Now I’m no mechanic, but I have a feeling trying to accelerate while using an engine break is not a good idea. So in retrospect I guess it makes sense that the position is labeled B, because with dealer advice like the kind I got B will most certainly “break” your car.

Saturday, August 11, 2007

Feeling grown up

So lately I've started to feel more and more grown up. I don't think it really has all that much to do with the fact that my thirtieth birthday is right around the corner. I don't really feel that the fact that I just started a tenure track faculty position is adding to the feelings of getting older. Sadly, it seems to be all the stuff I recently got.

See with the move to SoCal and the new job I now have both income (or will shortly) and a need for a few things that I just couldn't get in the past. So I seem to have procured a lot more material goods in a very short time, the last three days to be exact. In that time I managed to get a car and a computer for the first time in my life. Somehow this finally makes me feel as though I'm grown up. I suppose it's because I always figured that I would finally get a car when I "grow up" so that's really the final stamp on my aging, though the increasing number of grey hairs is a good daily reminder.

Then of course there is the apartment.
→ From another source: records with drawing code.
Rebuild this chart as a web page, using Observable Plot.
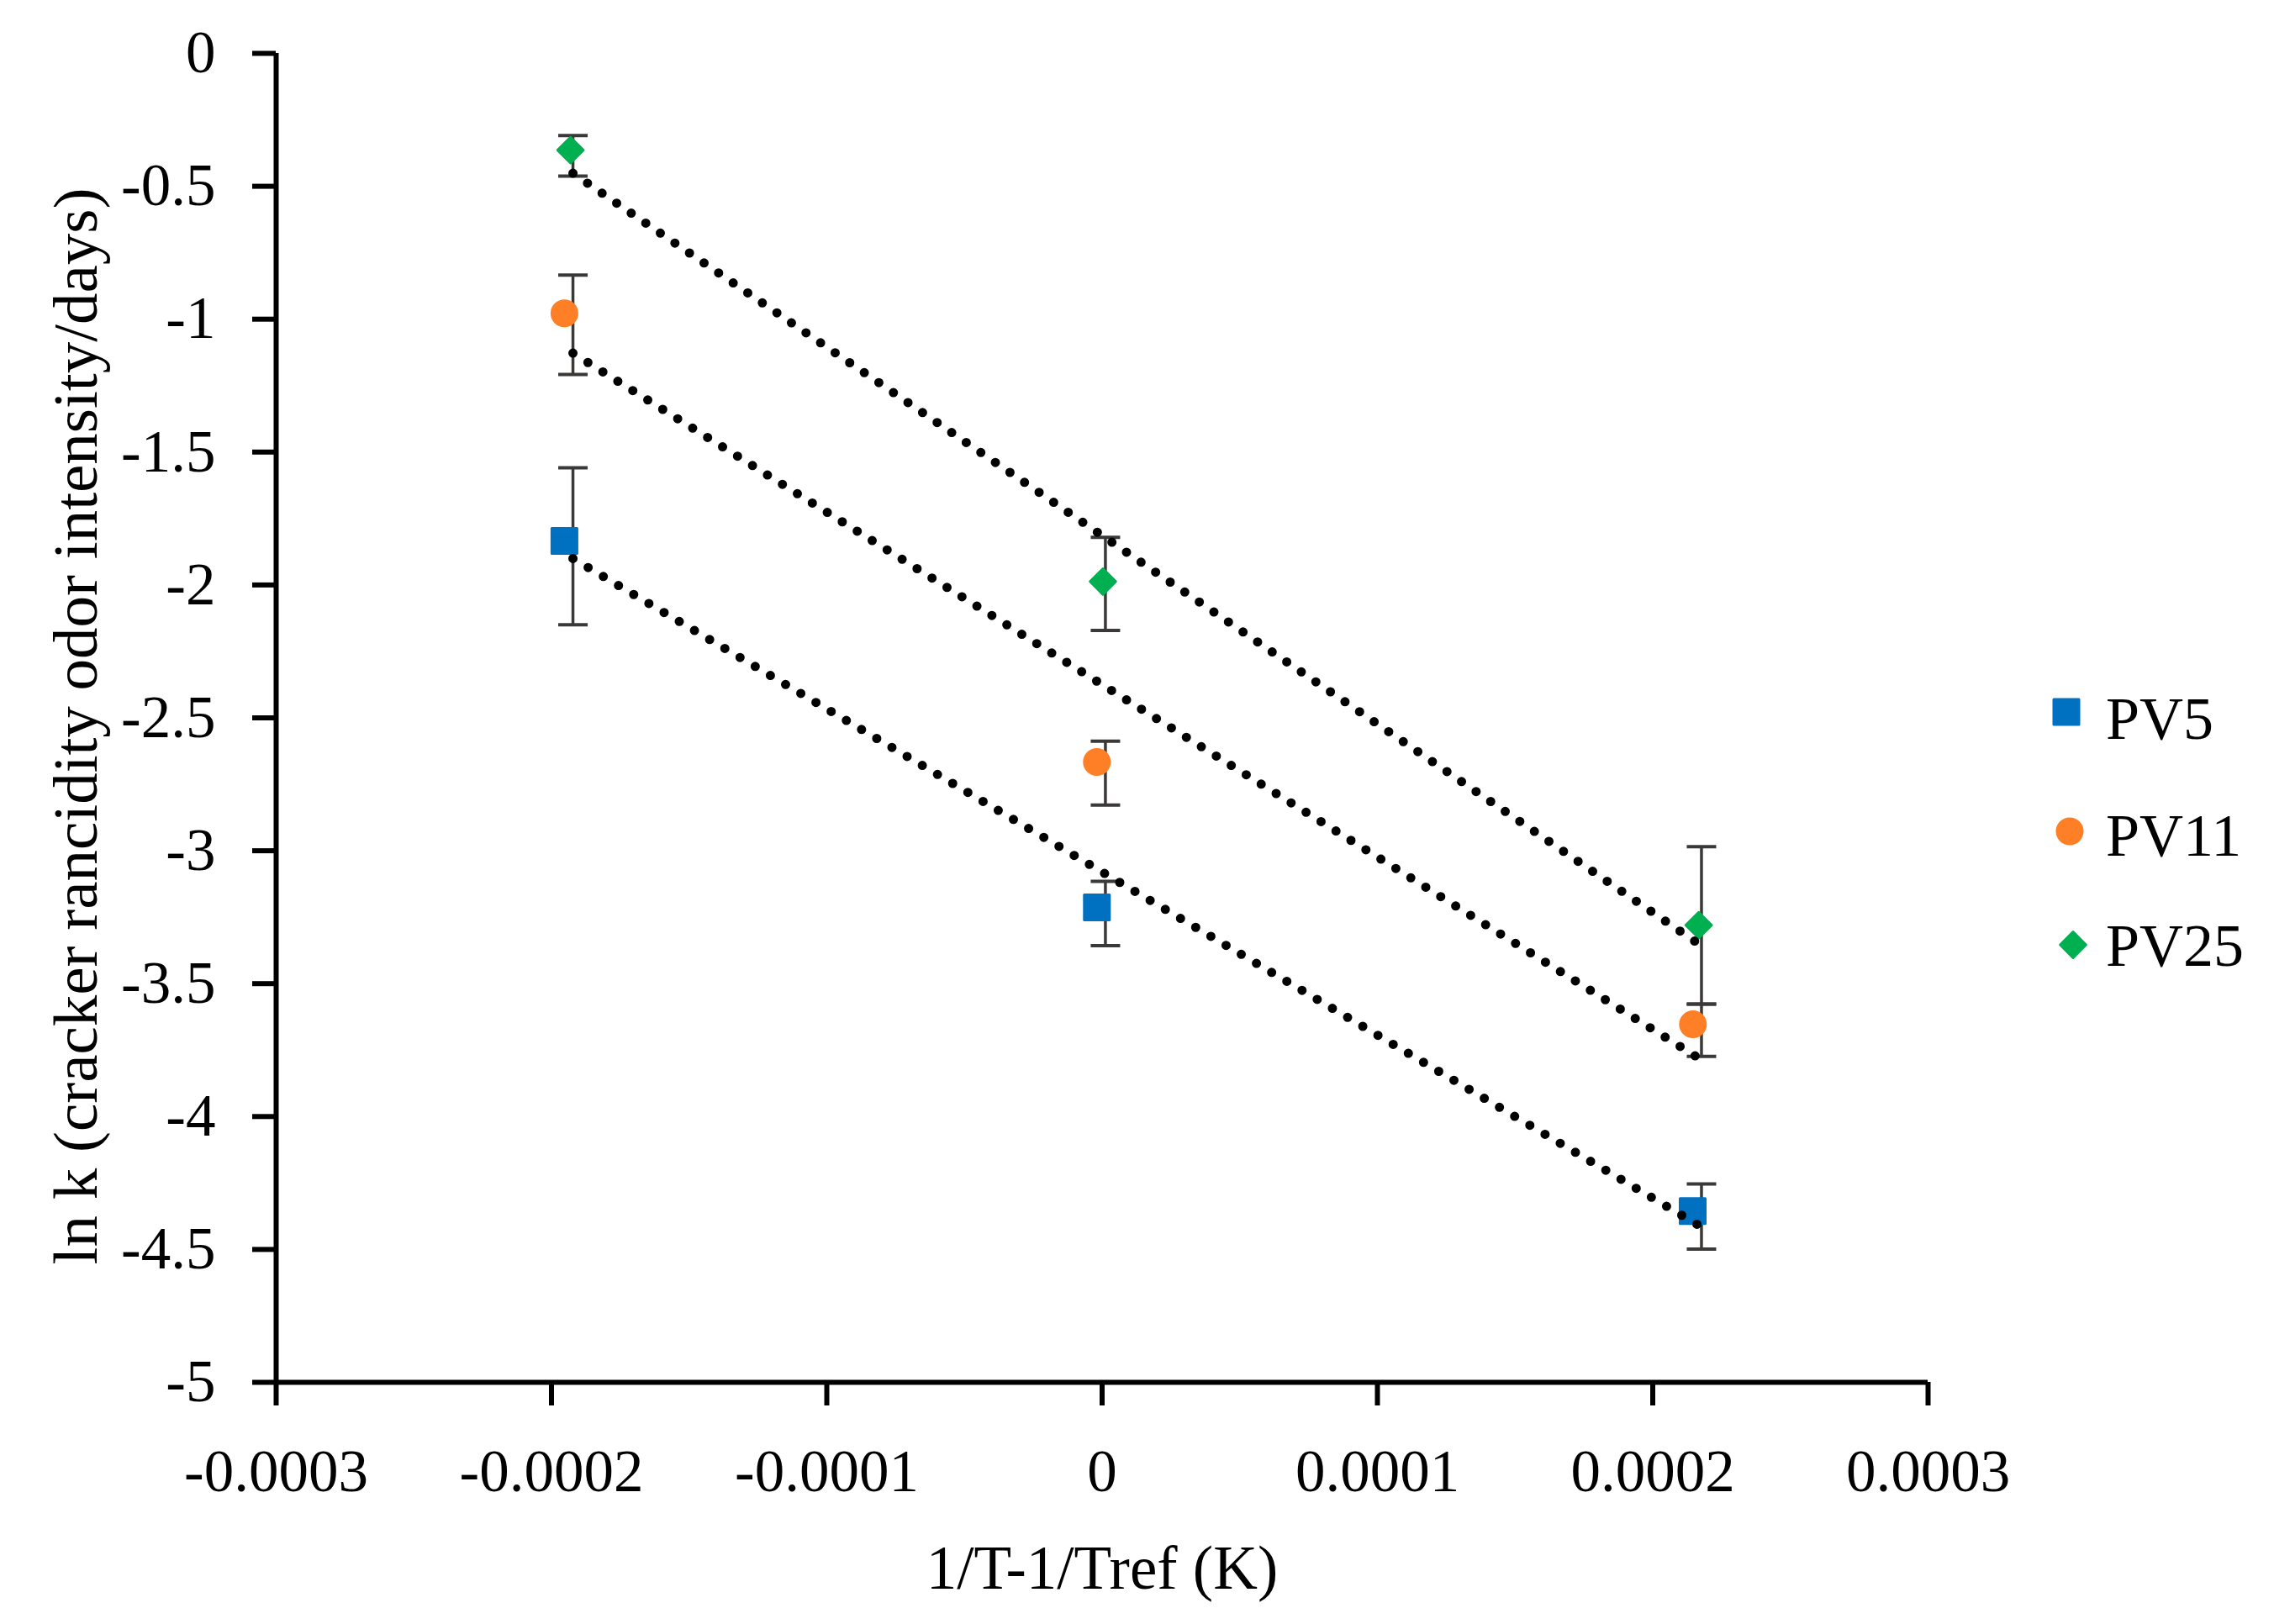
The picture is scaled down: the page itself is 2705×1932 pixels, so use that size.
<!DOCTYPE html>
<html>
<head>
<meta charset="utf-8">
<script src="https://cdn.jsdelivr.net/npm/d3@7"></script>
<script src="https://cdn.jsdelivr.net/npm/@observablehq/plot@0.6"></script>
<style>
html, body { margin: 0; padding: 0; background: #fff; }
#wrap { position: relative; width: 2705px; height: 1932px; }
#legend { position: absolute; left: 2420px; top: 780px; }
</style>
</head>
<body>
<div id="wrap"></div>
<script>
// ---- data ----
const series = ["PV5", "PV11", "PV25"];
const colors = ["#0070C0", "#FF7F27", "#00B050"];
const symbolNames = ["square", "circle", "diamond2"];

// x positions of the error bars / trend-line points (shared by all series)
const barX = [-0.0001922, 0.0000012, 0.0002177];

const pv5X  = [-0.0001953, -0.0000019, 0.0002145];
const pv5Y  = [-1.834, -3.213, -4.356];
const pv5Lo = [-2.150, -3.357, -4.499];
const pv5Hi = [-1.559, -3.115, -4.254];

const pv11X  = [-0.0001953, -0.0000019, 0.0002146];
const pv11Y  = [-0.978, -2.666, -3.653];
const pv11Lo = [-1.208, -2.828, -3.774];
const pv11Hi = [-0.834, -2.588, -3.577];

const pv25X  = [-0.0001931, 0.0000003, 0.0002167];
const pv25Y  = [-0.364, -1.987, -3.280];
const pv25Lo = [-0.462, -2.171, -3.577];
const pv25Hi = [-0.309, -1.821, -2.985];

const xTicks = [-0.0003, -0.0002, -0.0001, 0, 0.0001, 0.0002, 0.0003];
const yTicks = [0, -0.5, -1, -1.5, -2, -2.5, -3, -3.5, -4, -4.5, -5];

const xTitle = "1/T-1/Tref (K)";
const yTitle = "ln k (cracker rancidity odor intensity/days)";

// ---- build rows ----
const markerX = [pv5X, pv11X, pv25X];
const markerY = [pv5Y, pv11Y, pv25Y];
const lows = [pv5Lo, pv11Lo, pv25Lo];
const highs = [pv5Hi, pv11Hi, pv25Hi];
const rows = [];
series.forEach((s, i) => {
  barX.forEach((bx, j) => {
    rows.push({series: s, x: markerX[i][j], y: markerY[i][j], bx, lo: lows[i][j], hi: highs[i][j]});
  });
});

// ---- styling ----
const FONT = "'Liberation Serif', 'Times New Roman', serif";
const errColor = "#3B3838";
const markerR = [16.93, 15, 13.8];
const capSymbol = { draw(context) { context.moveTo(-17.5, 0); context.lineTo(17.5, 0); } };

const marks = [
  Plot.ruleX([xTicks[0]], {stroke: "black", strokeWidth: 6}),
  Plot.ruleY([yTicks[yTicks.length - 1]], {stroke: "black", strokeWidth: 6}),
  Plot.axisX({ticks: xTicks, tickFormat: d => String(d), tickSize: 28, tickPadding: 51, strokeWidth: 6, fontSize: 71, label: null}),
  Plot.axisY({ticks: yTicks, tickFormat: d => String(d), tickSize: 28, tickPadding: 44, strokeWidth: 6, fontSize: 71, label: null}),
  Plot.ruleX(rows, {x: "bx", y1: "lo", y2: "hi", stroke: errColor, strokeWidth: 3.5}),
  Plot.dot(rows, {x: "bx", y: "lo", symbol: capSymbol, r: 10, fill: "none", stroke: errColor, strokeWidth: 4}),
  Plot.dot(rows, {x: "bx", y: "hi", symbol: capSymbol, r: 10, fill: "none", stroke: errColor, strokeWidth: 4})
];
series.forEach((s, i) => {
  const d = rows.filter(r => r.series === s);
  marks.push(Plot.dot(d, {x: "x", y: "y", symbol: symbolNames[i], r: markerR[i], fill: colors[i], stroke: colors[i], strokeWidth: 3, strokeLinejoin: "round"}));
});
series.forEach((s, i) => {
  const d = rows.filter(r => r.series === s);
  marks.push(Plot.linearRegressionY(d, {x: "bx", y: "y", stroke: "black", strokeWidth: 11, strokeDasharray: "0 21", strokeLinecap: "round", ci: 0}));
});
marks.push(Plot.text([yTitle], {text: d => d, frameAnchor: "left", textAnchor: "middle", lineAnchor: "middle", rotate: -90, dx: -238, dy: 10, fontSize: 75}));
marks.push(Plot.text([xTitle], {text: d => d, frameAnchor: "bottom", textAnchor: "middle", lineAnchor: "middle", dy: 222, fontSize: 73}));

const chart = Plot.plot({
  width: 2705,
  height: 1932,
  marginLeft: 328,
  marginRight: 412,
  marginTop: 63,
  marginBottom: 288,
  x: {domain: [xTicks[0], xTicks[xTicks.length - 1]]},
  y: {domain: [yTicks[yTicks.length - 1], yTicks[0]]},
  style: {fontFamily: FONT, fontSize: "70px", background: "white", color: "black", overflow: "visible"},
  marks
});
document.getElementById("wrap").appendChild(chart);

// ---- legend (right side) ----
const lg = d3.select("#wrap").append("svg").attr("id", "legend").attr("width", 285).attr("height", 420);
const legSym = [d3.symbolSquare, d3.symbolCircle, d3.symbolDiamond2];
const legSize = [900, 707, 600];
const legSymX = [38, 42, 46];
const legSymY = [67, 209, 344];
const legTextY = [99, 238, 369];
series.forEach((s, i) => {
  lg.append("path")
    .attr("d", d3.symbol(legSym[i], legSize[i])())
    .attr("transform", `translate(${legSymX[i]},${legSymY[i]})`)
    .attr("fill", colors[i]).attr("stroke", colors[i]).attr("stroke-width", 3).attr("stroke-linejoin", "round");
  lg.append("text")
    .attr("x", 85).attr("y", legTextY[i])
    .attr("font-family", FONT).attr("font-size", 72).attr("fill", "black")
    .text(s);
});
</script>
</body>
</html>
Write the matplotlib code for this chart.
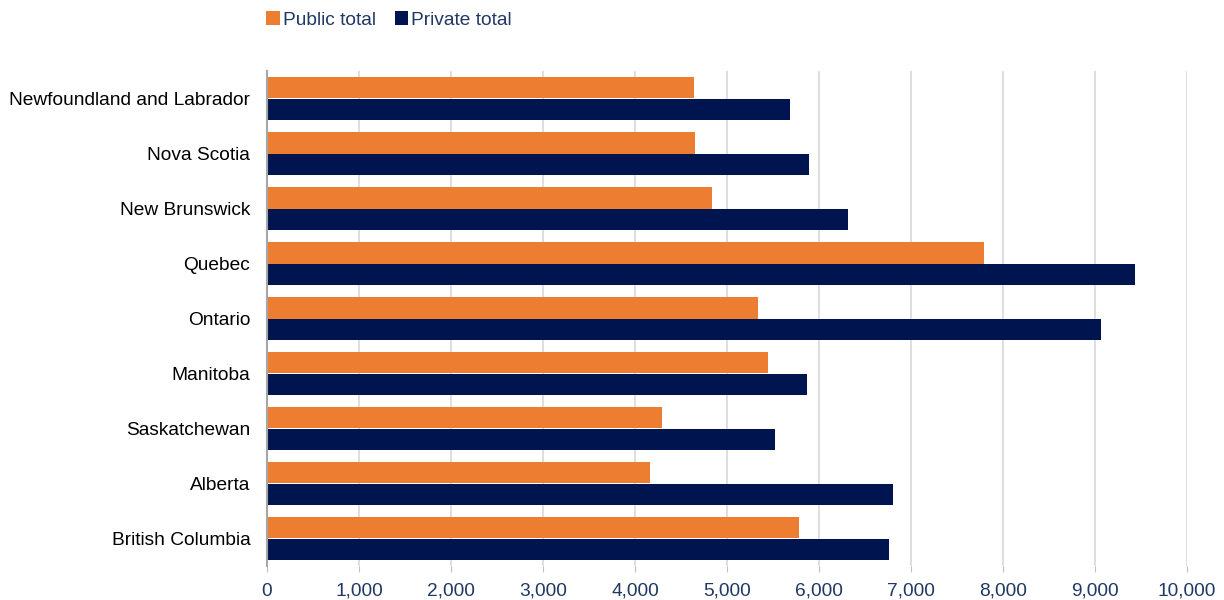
import numpy as np
import matplotlib.pyplot as plt

# Data
provinces = ['Newfoundland and Labrador', 'Nova Scotia', 'New Brunswick', 'Quebec',
             'Ontario', 'Manitoba', 'Saskatchewan', 'Alberta', 'British Columbia']
public_total = [4640, 4655, 4837, 7797, 5337, 5446, 4293, 4163, 5783]
private_total = [5680, 5895, 6315, 9432, 9062, 5870, 5522, 6804, 6761]
x_ticks = [0, 1000, 2000, 3000, 4000, 5000, 6000, 7000, 8000, 9000, 10000]

plt.rcParams['font.family'] = ['Liberation Sans', 'DejaVu Sans']

orange = '#ED7D31'
navy = '#00154F'
label_blue = '#203864'

fig = plt.figure(figsize=(12.24, 6), dpi=100)
ax = fig.add_axes([267 / 1224, 1 - 566 / 600, 920 / 1224, 495 / 600])

y = np.arange(len(provinces))
h = 0.39
ax.barh(y - h / 2, public_total, height=h, color=orange, label='Public total')
ax.barh(y + h / 2, private_total, height=h, color=navy, label='Private total')

ax.set_ylim(len(provinces) - 0.5, -0.5)
ax.set_xlim(0, 10000)
ax.set_yticks(y)
ax.set_yticklabels(provinces, fontsize=13.75, color='black')
ax.set_xticks(x_ticks)
ax.set_xticklabels([f'{v:,}' for v in x_ticks], fontsize=13.75, color=label_blue)
ax.tick_params(axis='y', length=0, pad=12)
ax.tick_params(axis='x', length=4, color='#BFBFBF', pad=8)

ax.grid(axis='x', color='#D9D9D9', linewidth=1.2)
ax.set_axisbelow(True)
for s in ['top', 'right', 'bottom']:
    ax.spines[s].set_visible(False)
ax.spines['left'].set_color('#A6A6A6')
ax.spines['left'].set_linewidth(1.5)

leg = ax.legend(loc='lower left', bbox_to_anchor=(-0.009, 1.07), ncol=2, frameon=False,
                fontsize=13.75, handlelength=0.7, handleheight=0.7, handletextpad=0.15,
                columnspacing=1.0, borderaxespad=0)
for t in leg.get_texts():
    t.set_color(label_blue)

fig.savefig('out.png', dpi=100)
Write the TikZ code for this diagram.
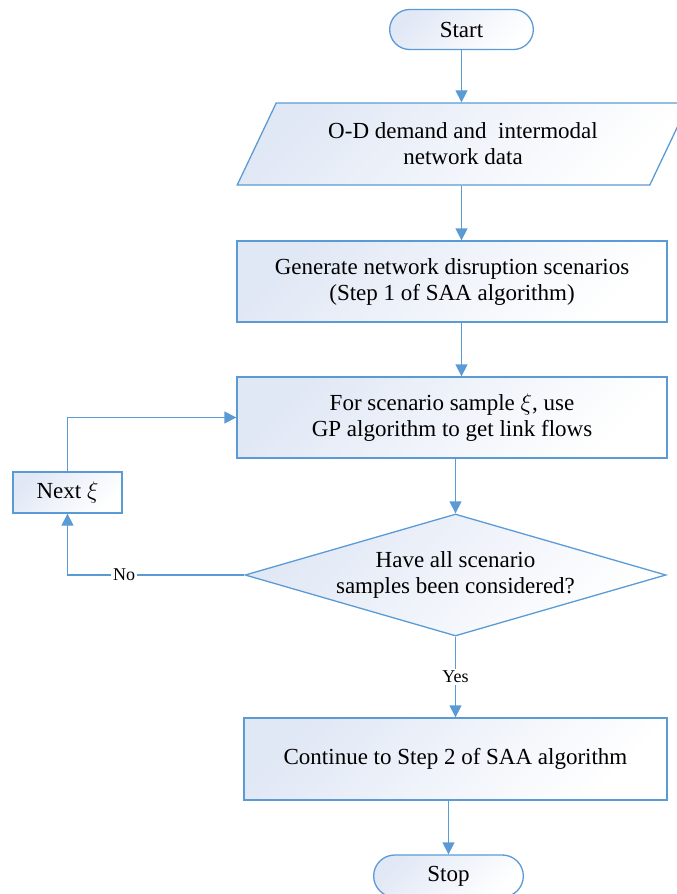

This places feels nothing like the apartments I've had since I started going to university. It's spacious, huge to be exact, with a wonderfully vaulted ceiling in the living room. Add to that a spare bedroom and a second full bathroom and I really don't feel like a kid any more. Plus this really isn't a neighbourghood that students would live in; the place is so upscale you don't separate your recyclables from your trash, they do that for you. And no, I'm not kidding, that's what we were told at the rental office.

So these things just add up to destroy the mental image of myself as a 22 year old kid. I guess I'll just have to roll with it, I'm going to be get older despite everything I do so I may as well enjoy it. And at least I've already started to get comments to the effect of "Wow, you look so young to be a prof." So that should help ease the transition from student to adult. After all, are you really allowed to consider yourself a student when you haven't been in a class (only to learn) in over five years? I didn't think so...damn you cruel world and your "reality".